Given problem:
Copy the lines of the data below exactly, starting at the first and stopping after the line that contains "from matplotlib.patches import Rectangle"; include no pictures.

Rows from a dataset of charts and code:
'''
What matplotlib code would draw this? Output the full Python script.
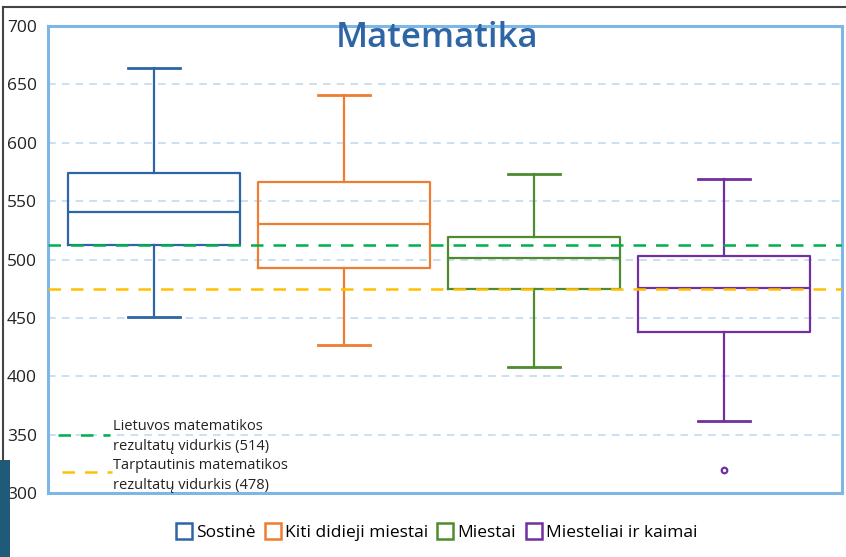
import numpy as np
import matplotlib.pyplot as plt
from matplotlib.lines import Line2D
from matplotlib.patches import Rectangle

# data
groups = ["Sostinė", "Kiti didieji miestai", "Miestai", "Miesteliai ir kaimai"]
whislo = [451, 427, 408, 362]
q1 = [512, 493, 475, 438]
med = [541, 530, 501, 476]
q3 = [574, 566, 519, 503]
whishi = [664, 641, 573, 569]
fliers = [[], [], [], [320]]
colors = ["#2E65A5", "#ED7D31", "#4E8A2E", "#7030A0"]

lt_avg = 512      # drawn position of Lithuanian mean line
intl_avg = 475    # drawn position of international mean line
lt_label = "Lietuvos matematikos\nrezultatų vidurkis (514)"
intl_label = "Tarptautinis matematikos\nrezultatų vidurkis (478)"

yticks = [300, 350, 400, 450, 500, 550, 600, 650, 700]

plt.rcParams['font.family'] = ['Open Sans', 'DejaVu Sans']

fig = plt.figure(figsize=(8.46, 5.57), dpi=100)
ax = fig.add_axes([48/846, 1-493/557, 794/846, 467/557])

# outer frame pieces (screenshot border)
fig.add_artist(Line2D([3/846, 1], [1-7/557, 1-7/557], color="#444444", lw=1.5))
fig.add_artist(Line2D([3/846, 3/846], [1-7/557, 1-460/557], color="#444444", lw=1.5))
fig.add_artist(Rectangle((0, 0), 10/846, 97/557, color="#1F5A78", lw=0))

stats = []
for i in range(len(groups)):
    stats.append(dict(label=groups[i], whislo=whislo[i], q1=q1[i], med=med[i],
                      q3=q3[i], whishi=whishi[i], fliers=fliers[i]))

pos = np.arange(1, len(groups) + 1)
for i, st in enumerate(stats):
    c = colors[i]
    ax.bxp([st], positions=[pos[i]], widths=0.905, capwidths=0.27,
           showfliers=True, manage_ticks=False,
           boxprops=dict(color=c, lw=1.6),
           medianprops=dict(color=c, lw=1.6),
           whiskerprops=dict(color=c, lw=1.6),
           capprops=dict(color=c, lw=2.0),
           flierprops=dict(marker='o', markersize=4, markerfacecolor='white',
                           markeredgecolor=c, markeredgewidth=1.6),
           zorder=3)

ax.axhline(lt_avg, color="#00B050", lw=1.8, ls=(0, (5, 4)), zorder=4)
ax.axhline(intl_avg, color="#FFC000", lw=1.8, ls=(0, (5, 4)), zorder=4)

ax.set_xlim(0.442, 4.621)
ax.set_ylim(300, 700)
ax.set_yticks(yticks)
ax.set_xticks([])
ax.tick_params(axis='y', length=0, pad=8, labelsize=12.5, labelcolor="#222222")
ax.yaxis.grid(True, color="#BDD7EE", ls=(0, (5, 4)), lw=1.1)
ax.set_axisbelow(True)
for s in ax.spines.values():
    s.set_color("#7EB6E6")
    s.set_linewidth(2.2)

fig.text(437/846, 1-38/557, "Matematika", ha='center', va='center',
         fontsize=25, fontweight='semibold', color="#2E65A5", zorder=6)

# inner legend for the mean lines (axes fraction coordinates)
ax.plot([0.0126, 0.078], [0.124, 0.124], transform=ax.transAxes,
        color="#00B050", lw=1.8, ls=(0, (5, 4)), zorder=5)
ax.plot([0.0176, 0.0806], [0.045, 0.045], transform=ax.transAxes,
        color="#FFC000", lw=1.8, ls=(0, (5, 4)), zorder=5)
ax.text(0.0819, 0.122, lt_label, transform=ax.transAxes, ha='left', va='center',
        fontsize=10.5, linespacing=1.45, color="#222222", zorder=5)
ax.text(0.0819, 0.0375, intl_label, transform=ax.transAxes, ha='left', va='center',
        fontsize=10.5, linespacing=1.45, color="#222222", zorder=5)

# bottom legend
h_grp = [Line2D([], [], marker='s', ls='none', markersize=11, markerfacecolor='white',
                markeredgecolor=c, markeredgewidth=1.8) for c in colors]
fig.legend(h_grp, groups, loc='center', bbox_to_anchor=(437/846, 1-533/557),
           ncol=4, frameon=False, fontsize=12.5, handlelength=0.8,
           handletextpad=0.3, columnspacing=0.6)

fig.savefig("out.png", dpi=100)
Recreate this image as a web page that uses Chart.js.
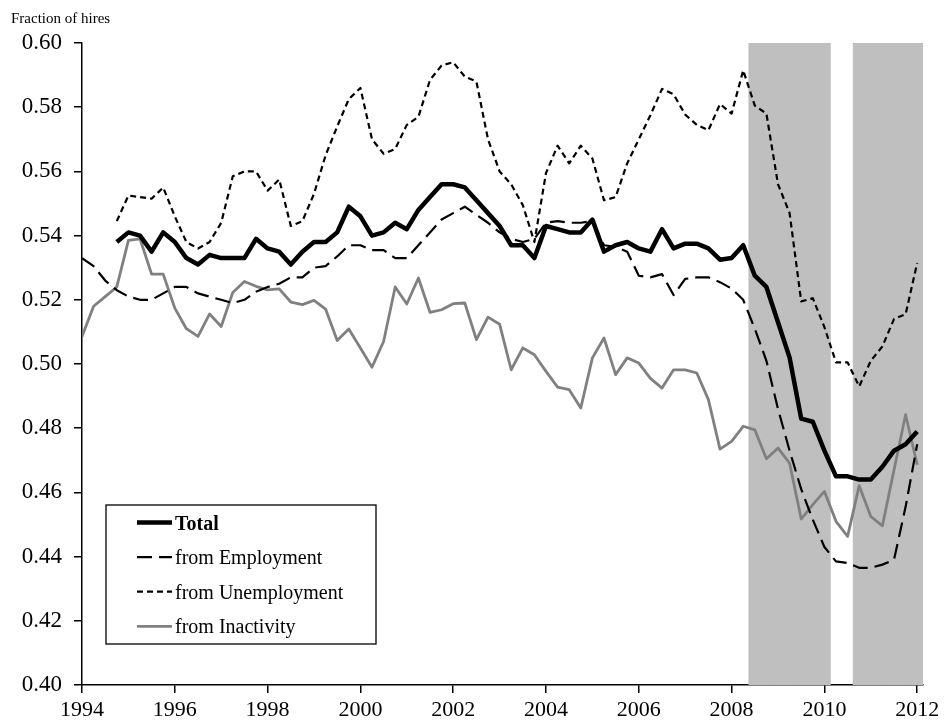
<!DOCTYPE html>
<html>
<head>
<meta charset="utf-8">
<title>Fraction of hires</title>
<script src="https://cdn.jsdelivr.net/npm/chart.js@4.4.1/dist/chart.umd.min.js"></script>
<style>
  html, body { margin: 0; padding: 0; background: #fff; }
</style>
</head>
<body>
<canvas id="chart1" width="949" height="727"></canvas>
<script>
// quarterly series, 1994Q1 .. 2012Q1
const firstYear = 1994;
const quarterCount = 73;
const axisEnd = 2012.125;
const xTickYears = [1994, 1996, 1998, 2000, 2002, 2004, 2006, 2008, 2010, 2012];
const yTickValues = [0.40, 0.42, 0.44, 0.46, 0.48, 0.50, 0.52, 0.54, 0.56, 0.58, 0.60];
const recessionQuarters = ['2008Q3', '2008Q4', '2009Q1', '2009Q2', '2009Q3', '2009Q4', '2010Q1',
                           '2010Q4', '2011Q1', '2011Q2', '2011Q3', '2011Q4', '2012Q1'];

const total = [null, null, null, 0.538, 0.541, 0.540, 0.535, 0.541, 0.538, 0.533, 0.531, 0.534, 0.533,
  0.533, 0.533, 0.539, 0.536, 0.535, 0.531, 0.535, 0.538, 0.538, 0.541, 0.549, 0.546, 0.540, 0.541,
  0.544, 0.542, 0.548, 0.552, 0.556, 0.556, 0.555, 0.551, 0.547, 0.543, 0.537, 0.537, 0.533, 0.543,
  0.542, 0.541, 0.541, 0.545, 0.535, 0.537, 0.538, 0.536, 0.535, 0.542, 0.536, 0.5375, 0.5375, 0.536,
  0.5325, 0.533, 0.537, 0.5275, 0.524, 0.513, 0.502, 0.483, 0.482, 0.473, 0.465, 0.465, 0.464, 0.464,
  0.468, 0.473, 0.475, 0.479];

const fromEmployment = [0.533, 0.5305, 0.526, 0.523, 0.521, 0.520, 0.520, 0.522, 0.524, 0.524, 0.522,
  0.521, 0.520, 0.519, 0.520, 0.5225, 0.524, 0.525, 0.527, 0.527, 0.530, 0.5305, 0.5335, 0.537, 0.537,
  0.5355, 0.5355, 0.533, 0.533, 0.537, 0.541, 0.545, 0.547, 0.549, 0.5465, 0.544, 0.541, 0.539, 0.538,
  0.539, 0.544, 0.5445, 0.544, 0.544, 0.5445, 0.537, 0.5365, 0.535, 0.5275, 0.527, 0.528, 0.5215,
  0.5265, 0.527, 0.527, 0.5255, 0.5235, 0.520, 0.511, 0.501, 0.486, 0.473, 0.461, 0.4515, 0.443,
  0.4385, 0.438, 0.4365, 0.4365, 0.4375, 0.439, 0.4555, 0.475];

const fromUnemployment = [null, null, null, 0.5445, 0.5525, 0.552, 0.5515, 0.555, 0.546, 0.538, 0.536,
  0.538, 0.544, 0.5585, 0.560, 0.560, 0.554, 0.5575, 0.543, 0.5445, 0.553, 0.565, 0.574, 0.5825, 0.586,
  0.570, 0.5655, 0.567, 0.5745, 0.577, 0.5885, 0.593, 0.594, 0.5895, 0.588, 0.570, 0.560, 0.556, 0.5495,
  0.538, 0.5595, 0.568, 0.5625, 0.568, 0.564, 0.551, 0.552, 0.5625, 0.570, 0.5775, 0.5857, 0.584,
  0.5777, 0.5745, 0.5728, 0.581, 0.578, 0.5915, 0.5805, 0.578, 0.556, 0.547, 0.5195, 0.5205, 0.5115,
  0.5005, 0.5005, 0.493, 0.501, 0.5055, 0.514, 0.5155, 0.5315];

const fromInactivity = [0.5086, 0.518, 0.521, 0.524, 0.5385, 0.539, 0.528, 0.528, 0.5174, 0.511, 0.5086,
  0.5156, 0.5117, 0.5223, 0.5257, 0.5242, 0.5231, 0.5234, 0.5193, 0.5185, 0.5198, 0.5171, 0.5073,
  0.5109, 0.505, 0.499, 0.507, 0.524, 0.5187, 0.5268, 0.5161, 0.5169, 0.5188, 0.519, 0.5076, 0.5146,
  0.5124, 0.4982, 0.505, 0.5029, 0.4977, 0.4928, 0.492, 0.4863, 0.5019, 0.5081, 0.4967, 0.5019, 0.5003,
  0.4955, 0.4925, 0.4982, 0.4982, 0.4972, 0.4889, 0.4735, 0.4759, 0.4806, 0.4795, 0.4705, 0.4738,
  0.4691, 0.4517, 0.4562, 0.4603, 0.451, 0.4463, 0.4621, 0.4525, 0.4496, 0.467, 0.4842, 0.4686];

function quarterToX(q) {
  return +q.slice(0, 4) + (+q.slice(5) - 1) / 4;
}

let quarterX = [];
for (let i = 0; i < quarterCount; i++) {
  quarterX.push(firstYear + i / 4);
}

const serif = '"Liberation Serif", "Times New Roman", serif';

// "Fraction of hires" and the boxed legend
const paperBits = {
  id: 'paperBits',
  afterDraw(chart) {
    const ctx = chart.ctx;
    const a = chart.chartArea;
    ctx.save();
    ctx.fillStyle = '#000';
    ctx.font = '15px ' + serif;
    ctx.textBaseline = 'alphabetic';
    ctx.fillText('Fraction of hires', 11, 23);

    const bx = a.left + 24, by = a.bottom - 180, bw = 270, bh = 139;
    ctx.fillStyle = '#fff';
    ctx.fillRect(bx, by, bw, bh);
    ctx.strokeStyle = '#000';
    ctx.lineWidth = 1.3;
    ctx.strokeRect(bx, by, bw, bh);

    let row = 0;
    chart.data.datasets.forEach(ds => {
      if (!ds.inLegend) return;
      const y = by + 17.5 + row * 34.6;
      ctx.beginPath();
      ctx.setLineDash(ds.borderDash || []);
      ctx.strokeStyle = ds.borderColor;
      ctx.lineWidth = ds.borderWidth;
      ctx.moveTo(bx + 31, y);
      ctx.lineTo(bx + 66, y);
      ctx.stroke();
      ctx.setLineDash([]);
      ctx.fillStyle = '#000';
      ctx.font = (ds.legendBold ? 'bold ' : '') + '20px ' + serif;
      ctx.fillText(ds.label, bx + 69, y + 7);
      row++;
    });
    ctx.restore();
  }
};

new Chart(document.getElementById('chart1'), {
  type: 'line',
  data: {
    labels: quarterX,
    datasets: [
      {
        label: 'Total',
        data: total,
        borderColor: '#000',
        borderWidth: 4.5,
        inLegend: true,
        legendBold: true,
        order: 1
      },
      {
        label: 'from Employment',
        data: fromEmployment,
        borderColor: '#000',
        borderWidth: 2.2,
        borderDash: [15, 7],
        inLegend: true,
        order: 2
      },
      {
        label: 'from Unemployment',
        data: fromUnemployment,
        borderColor: '#000',
        borderWidth: 2.2,
        borderDash: [6, 4],
        inLegend: true,
        order: 3
      },
      {
        label: 'from Inactivity',
        data: fromInactivity,
        borderColor: '#808080',
        borderWidth: 2.8,
        inLegend: true,
        order: 4
      },
      {
        type: 'bar',
        label: 'recession',
        data: recessionQuarters.map(q => ({ x: quarterToX(q), y: [0.40, 0.60] })),
        backgroundColor: '#bfbfbf',
        borderWidth: 0,
        barPercentage: 1.1,
        categoryPercentage: 1,
        order: 10
      }
    ]
  },
  options: {
    responsive: false,
    animation: false,
    devicePixelRatio: 1,
    layout: { padding: { top: 43, right: 26, bottom: 0, left: 0 } },
    elements: {
      point: { radius: 0, hoverRadius: 0 },
      line: { tension: 0, fill: false, borderJoinStyle: 'round', borderCapStyle: 'butt' }
    },
    plugins: {
      legend: { display: false },
      tooltip: { enabled: false }
    },
    scales: {
      x: {
        type: 'linear',
        offset: false,
        min: firstYear,
        max: axisEnd,
        afterFit(s) { s.height = 42; },
        afterBuildTicks(s) { s.ticks = xTickYears.map(v => ({ value: v })); },
        ticks: {
          callback: v => String(v),
          font: { family: serif, size: 22 },
          color: '#000',
          padding: 4,
          maxRotation: 0,
          autoSkip: false
        },
        grid: { offset: false, drawOnChartArea: false, tickLength: 8, color: '#000', lineWidth: 1.5 },
        border: { color: '#000', width: 1.5 }
      },
      y: {
        min: 0.40,
        max: 0.60,
        afterFit(s) { s.width = 82; },
        afterBuildTicks(s) { s.ticks = yTickValues.map(v => ({ value: v })); },
        ticks: {
          callback: v => v.toFixed(2),
          font: { family: serif, size: 23 },
          color: '#000',
          padding: 12
        },
        grid: { drawOnChartArea: false, tickLength: 8, color: '#000', lineWidth: 1.5 },
        border: { color: '#000', width: 1.5 }
      }
    }
  },
  plugins: [paperBits]
});
</script>
</body>
</html>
'''
Right answer:
What matplotlib code would draw this? Output the full Python script.
import numpy as np
import matplotlib.pyplot as plt
from matplotlib.lines import Line2D
from matplotlib.patches import Rectangle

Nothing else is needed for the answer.